Ora, como se vê do disposto no art. 26º do CE/99, o método comparativo consagrado nos nºs 2 e 3 desse artigo, podendo ser utilizado, afasta a aplicação do método analítico. Para postergarem aquele primeiro método deviam os peritos ter justificado a impossibilidade de a ele recorrerem.
E os restantes pontos sobre os quais foram solicitados esclarecimentos também não ficaram esclarecidos.
A deficiência nos ditos esclarecimentos (que realmente não o são) é mani­festa. O Ex.mo Juiz devia ter ordenado a prestação dos devidos esclarecimentos a que se refere o artigo 587º do CPC, se necessário em audiência marcada para o efeito.
Na verdade, “não está excluído que, não completando, esclarecendo ou fundamentando integralmente o relatório, os peritos sejam confrontados com a insistência das partes para que seja totalmente satisfeita a sua reclamação” – cfr. JOSÉ LEBRE DE FREITAS, A. MONTALVÃO MACHADO, RUI PINTO, Código de Processo Civil Anotado, Vol. 2.º, Coimbra, 2001, pág. 518.
Pode dar-se o caso de as segundas respostas não serem satisfeitas, isto é, pode suceder que a deficiência contra a qual se reclama não fique devidamente preenchida, ou que a obscuridade não fique suficientemente esclarecida ou que a contradição não fique inteiramente removida (...). Em tal caso não pode negar-se às partes o direito de insistir na sua reclamação e o juiz o poder de ordenar que os peritos dêem satisfação cabal aos reparos feitos” – JOSÉ ALBERTO DOS REIS, Código de Processo Civil anotado, Vol. IV, Coimbra, pág. 256.

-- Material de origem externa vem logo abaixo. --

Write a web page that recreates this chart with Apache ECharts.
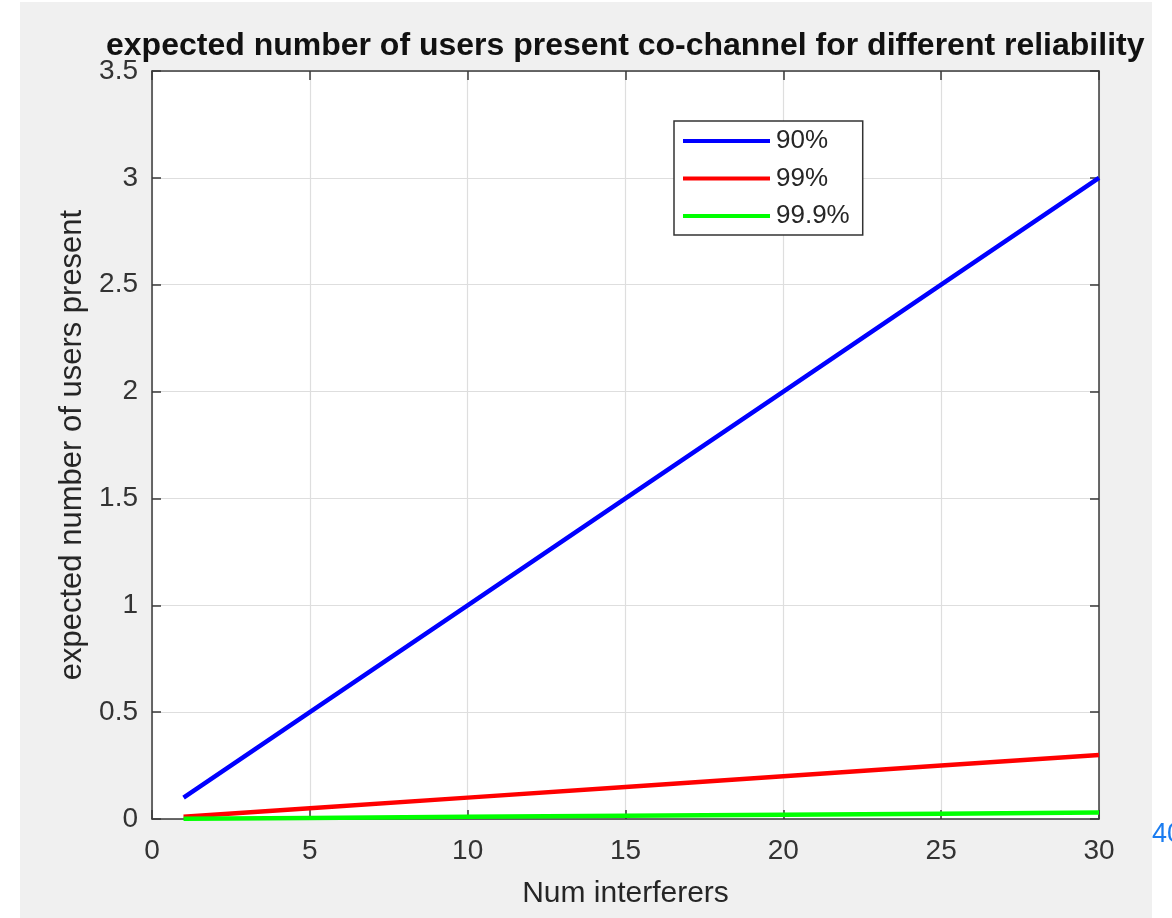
<!DOCTYPE html>
<html>
<head>
<meta charset="utf-8">
<script src="https://cdn.jsdelivr.net/npm/echarts@6/dist/echarts.min.js"></script>
<style>
html,body{margin:0;padding:0;background:#fff;}
#chart{width:1172px;height:918px;}
</style>
</head>
<body>
<div id="chart"></div>
<script>
// Data
const interferers = [1, 5, 10, 15, 20, 25, 30];
const rel90  = [0.1, 0.5, 1.0, 1.5, 2.0, 2.5, 3.0];
const rel99  = [0.01, 0.05, 0.1, 0.15, 0.2, 0.25, 0.3];
const rel999 = [0.001, 0.005, 0.01, 0.015, 0.02, 0.025, 0.03];
const seriesNames = ['90%', '99%', '99.9%'];
const xTicks = [0, 5, 10, 15, 20, 25, 30];
const yTicks = [0, 0.5, 1, 1.5, 2, 2.5, 3, 3.5];

const FONT = 'Liberation Sans, Arial, sans-serif';
const AX = '#3a3a3a';
const pairs = (ys) => interferers.map((x, i) => [x, ys[i]]);

const chart = echarts.init(document.getElementById('chart'), null, {renderer: 'canvas'});

const baseX = {
  type: 'value', min: xTicks[0], max: xTicks[xTicks.length - 1], interval: 5,
};
const baseY = {
  type: 'value', min: yTicks[0], max: yTicks[yTicks.length - 1], interval: 0.5,
};

chart.setOption({
  backgroundColor: '#f0f0f0',
  animation: false,
  textStyle: {fontFamily: FONT},
  title: {
    text: 'expected number of users present co-channel for different reliability',
    left: 106, top: 30, padding: 0,
    textStyle: {fontFamily: FONT, fontSize: 32, fontWeight: 'bold', color: '#111'}
  },
  grid: {left: 152, right: 73, top: 71, bottom: 99, show: true, backgroundColor: '#ffffff', borderWidth: 0},
  legend: {
    data: seriesNames,
    orient: 'vertical',
    left: 674, top: 121,
    padding: [5, 13, 4, 9],
    itemGap: 7.5,
    itemWidth: 87, itemHeight: 4,
    icon: 'rect',
    backgroundColor: '#ffffff',
    borderColor: '#333333', borderWidth: 1.5,
    textStyle: {fontFamily: FONT, fontSize: 26, color: '#262626', lineHeight: 30, padding: [0, 0, 0, 1]}
  },
  xAxis: [
    Object.assign({}, baseX, {
      position: 'bottom',
      name: 'Num interferers', nameLocation: 'middle', nameGap: 60,
      nameTextStyle: {fontFamily: FONT, fontSize: 30, color: '#262626'},
      axisLine: {show: true, onZero: false, lineStyle: {color: AX, width: 1.5}},
      axisTick: {show: true, inside: true, length: 9, lineStyle: {color: AX, width: 1.5}},
      axisLabel: {fontFamily: FONT, fontSize: 28, color: '#333', margin: 18},
      splitLine: {show: true, lineStyle: {color: '#dedede', width: 1.2}}
    }),
    Object.assign({}, baseX, {
      position: 'top',
      axisLine: {show: true, onZero: false, lineStyle: {color: AX, width: 1.5}},
      axisTick: {show: true, inside: true, length: 9, lineStyle: {color: AX, width: 1.5}},
      axisLabel: {show: false},
      splitLine: {show: false}
    })
  ],
  yAxis: [
    Object.assign({}, baseY, {
      position: 'left',
      name: 'expected number of users present', nameLocation: 'middle', nameGap: 64,
      nameRotate: 90,
      nameTextStyle: {fontFamily: FONT, fontSize: 31, color: '#262626'},
      axisLine: {show: true, onZero: false, lineStyle: {color: AX, width: 1.5}},
      axisTick: {show: true, inside: true, length: 9, lineStyle: {color: AX, width: 1.5}},
      axisLabel: {fontFamily: FONT, fontSize: 28, color: '#333', margin: 14},
      splitLine: {show: true, lineStyle: {color: '#dedede', width: 1.2}}
    }),
    Object.assign({}, baseY, {
      position: 'right',
      axisLine: {show: true, onZero: false, lineStyle: {color: AX, width: 1.5}},
      axisTick: {show: true, inside: true, length: 9, lineStyle: {color: AX, width: 1.5}},
      axisLabel: {show: false},
      splitLine: {show: false}
    })
  ],
  series: [
    {name: seriesNames[0], type: 'line', data: pairs(rel90), showSymbol: false, symbol: 'none',
     lineStyle: {color: '#0000ff', width: 4.5}, itemStyle: {color: '#0000ff'}, z: 3},
    {name: seriesNames[1], type: 'line', data: pairs(rel99), showSymbol: false, symbol: 'none',
     lineStyle: {color: '#ff0000', width: 4.5}, itemStyle: {color: '#ff0000'}, z: 4},
    {name: seriesNames[2], type: 'line', data: pairs(rel999), showSymbol: false, symbol: 'none',
     lineStyle: {color: '#00ff00', width: 4.5}, itemStyle: {color: '#00ff00'}, z: 5}
  ],
  graphic: [
    {type: 'rect', left: 0, top: 0, shape: {width: 20, height: 918}, style: {fill: '#ffffff'}, silent: true},
    {type: 'rect', left: 0, top: 0, shape: {width: 1172, height: 2}, style: {fill: '#ffffff'}, silent: true},
    {type: 'rect', left: 1152, top: 0, shape: {width: 20, height: 918}, style: {fill: '#ffffff'}, silent: true},
    {type: 'text', x: 1152, y: 835, silent: true,
     style: {text: '40', fontFamily: FONT, fontSize: 27, fill: '#1a7cf0', verticalAlign: 'middle', align: 'left'}}
  ]
});
</script>
</body>
</html>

Por outro lado, vem acusada a falta de respostas aos quesitos por parte dos peritos minoritários. E tal falta também deve ser suprida.
Sem necessidade de outras considerações, conclui-se que o agravo deve ser provido, com anulação da decisão impugnada.

III- Decisão:

Pelos fundamentos expostos, concede-se o provimento ao agravo, anu­lando-se o despacho recorrido que deve ser substituído por outro que defira o solicitado pelo expropriante através do seu requerimento de fls. 428 ss.
Não são devidas custas deste recurso.